A big MICE player in India says this...
"Expect more....100000 Customers – 58 Offices - 120 dedicated staff – catering to over 800 corporates in a year. All you have to do is decide where you want your employees or business partners to go for a travel incentive scheme. And we’ll take care of every other tedious detail. From travel to staying to launching your product, everything. And since we are the No.1 in the category, our buying clout will get you the best possible deals."
Really? Virtually every MICE movement I see them or any other big travel brand operate has problems and unkept promises with resulting unhappy customers. Maybe that's why the number of customers has to be so many that your shareholders don't realise what's really going on.,
Marketing pitches are finely tuned to resonate with the audience in mind.
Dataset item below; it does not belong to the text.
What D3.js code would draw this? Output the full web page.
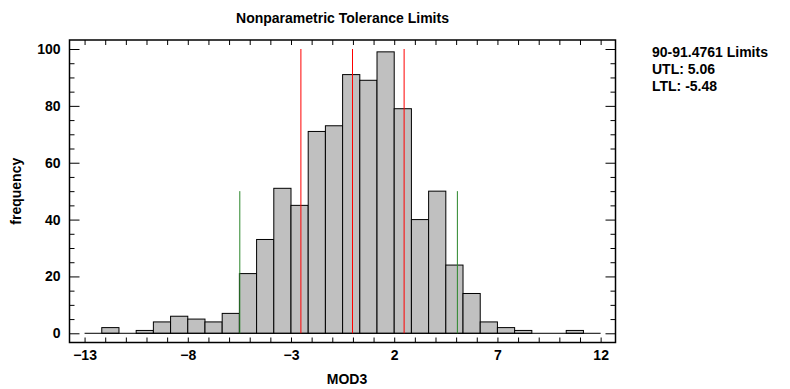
<!DOCTYPE html>
<html>
<head>
<meta charset="utf-8">
<script src="https://cdn.jsdelivr.net/npm/d3@7"></script>
<style>
  html, body { margin: 0; padding: 0; background: #fff; }
  svg { display: block; }
  text { font-family: "Liberation Sans", Arial, sans-serif; font-weight: bold; fill: #000; }
</style>
</head>
<body>
<svg id="chart" width="790" height="389"></svg>
<script>
// ---- data ----
const binLower = [-13, -12.1667, -11.3333, -10.5, -9.6667, -8.8333, -8, -7.1667, -6.3333, -5.5,
                  -4.6667, -3.8333, -3, -2.1667, -1.3333, -0.5, 0.3333, 1.1667, 2, 2.8333,
                  3.6667, 4.5, 5.3333, 6.1667, 7, 7.8333, 8.6667, 9.5, 10.3333, 11.1667];
const binUpper = [-12.1667, -11.3333, -10.5, -9.6667, -8.8333, -8, -7.1667, -6.3333, -5.5, -4.6667,
                  -3.8333, -3, -2.1667, -1.3333, -0.5, 0.3333, 1.1667, 2, 2.8333, 3.6667,
                  4.5, 5.3333, 6.1667, 7, 7.8333, 8.6667, 9.5, 10.3333, 11.1667, 12];
const counts = [0, 2, 0, 1, 4, 6, 5, 4, 7, 21,
                33, 51, 45, 71, 73, 91, 89, 99, 79, 40,
                50, 24, 14, 4, 2, 1, 0, 0, 1, 0];
const redLines = [-2.52, -0.02, 2.48];
const redHeight = 100;
const greenLines = [-5.48, 5.06];
const greenHeight = 50;
const xTickValues = [-13, -8, -3, 2, 7, 12];
const yTickValues = [0, 20, 40, 60, 80, 100];
const title = "Nonparametric Tolerance Limits";
const xLabel = "MOD3";
const yLabel = "frequency";
const legendLines = ["90-91.4761 Limits", "UTL: 5.06", "LTL: -5.48"];

// ---- layout ----
const svg = d3.select("#chart");
const L = 69.5, R = 615.5, T = 40, B = 342.5;
const x = d3.scaleLinear().domain([-13.73, 12.72]).range([L, R]);
const y = d3.scaleLinear().domain([-3.24, 103.17]).range([B, T]);
const fs = 14;

// bars
svg.append("g").selectAll("rect")
  .data(counts.map((c, i) => ({ lo: binLower[i], hi: binUpper[i], c })).filter(d => d.c > 0))
  .join("rect")
  .attr("x", d => x(d.lo))
  .attr("y", d => y(d.c))
  .attr("width", d => x(d.hi) - x(d.lo))
  .attr("height", d => y(0) - y(d.c))
  .attr("fill", "#c0c0c0")
  .attr("stroke", "#000")
  .attr("stroke-width", 1);

// baseline
svg.append("line")
  .attr("x1", x(binLower[0])).attr("x2", x(binUpper[binUpper.length - 1]))
  .attr("y1", y(0)).attr("y2", y(0))
  .attr("stroke", "#000").attr("stroke-width", 1);

// limit lines
svg.append("g").selectAll("line")
  .data(redLines).join("line")
  .attr("x1", d => x(d)).attr("x2", d => x(d))
  .attr("y1", y(0)).attr("y2", y(redHeight))
  .attr("stroke", "#ff0000").attr("stroke-width", 1);
svg.append("g").selectAll("line")
  .data(greenLines).join("line")
  .attr("x1", d => x(d)).attr("x2", d => x(d))
  .attr("y1", y(0)).attr("y2", y(greenHeight))
  .attr("stroke", "#2a862a").attr("stroke-width", 1);

// axes (ticks inward)
const xMinor = d3.range(-13, 12.5, 1);
const yMinor = d3.range(0, 101, 5);
const axisStyle = g => {
  g.select(".domain").remove();
  g.selectAll(".tick line").attr("stroke", "#000").attr("stroke-width", 1);
  g.selectAll("text").style("font-size", fs + "px");
};

// bottom
svg.append("g").attr("transform", `translate(0,${B})`)
  .call(d3.axisBottom(x).tickValues(xMinor).tickSize(-5).tickFormat(""))
  .call(axisStyle);
svg.append("g").attr("transform", `translate(0,${B})`)
  .call(d3.axisBottom(x).tickValues(xTickValues).tickSize(0).tickPadding(8).tickFormat(d3.format("d")))
  .call(axisStyle);
// top
svg.append("g").attr("transform", `translate(0,${T})`)
  .call(d3.axisTop(x).tickValues(xMinor).tickSize(-5).tickFormat(""))
  .call(axisStyle);
// left
svg.append("g").attr("transform", `translate(${L},0)`)
  .call(d3.axisLeft(y).tickValues(yMinor.filter(v => v % 20 !== 0)).tickSize(-5).tickFormat(""))
  .call(axisStyle);
svg.append("g").attr("transform", `translate(${L},0)`)
  .call(d3.axisLeft(y).tickValues(yTickValues).tickSize(-10).tickFormat(d3.format("d")))
  .call(axisStyle)
  .call(g => g.selectAll("text").attr("x", -9));
// right
svg.append("g").attr("transform", `translate(${R},0)`)
  .call(d3.axisRight(y).tickValues(yMinor.filter(v => v % 20 !== 0)).tickSize(-5).tickFormat(""))
  .call(axisStyle);
svg.append("g").attr("transform", `translate(${R},0)`)
  .call(d3.axisRight(y).tickValues(yTickValues).tickSize(-10).tickFormat(""))
  .call(axisStyle);

// frame
svg.append("rect")
  .attr("x", L).attr("y", T).attr("width", R - L).attr("height", B - T)
  .attr("fill", "none").attr("stroke", "#000").attr("stroke-width", 1.5);

// titles
svg.append("text").attr("x", (L + R) / 2).attr("y", 23)
  .attr("text-anchor", "middle").style("font-size", fs + "px").text(title);
svg.append("text").attr("x", 347).attr("y", 384)
  .attr("text-anchor", "middle").style("font-size", fs + "px").text(xLabel);
svg.append("text")
  .attr("transform", `translate(21,${(T + B) / 2}) rotate(-90)`)
  .attr("text-anchor", "middle").style("font-size", fs + "px").text(yLabel);

// legend
svg.append("g").selectAll("text")
  .data(legendLines).join("text")
  .attr("x", 652).attr("y", (d, i) => 57 + i * 17)
  .style("font-size", fs + "px").text(d => d);
</script>
</body>
</html>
Too often, though, the marketer is only in charge of the pitch, and someone else in the organization has to make the thing.
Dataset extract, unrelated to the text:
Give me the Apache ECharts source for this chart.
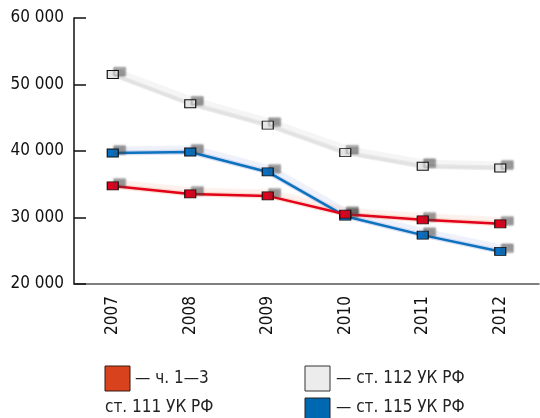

So the marketer brags about how he is going to get the early check in free of charge from the hotel, or how tasety the food is going to be with four vegetarian snacks and four non vegetarian ones or how magically transporting the guides of the local Destination Management Company are--and then someone else, someone under different pressures and constraints--has to deliver. And they rarely do.
They rarely do because the paying customer isn't their customer. Their customer is the quality control department, the accounting department and the "don't-rock-the-boat" department.
Marketers need to spend less time making promises and more time keeping them.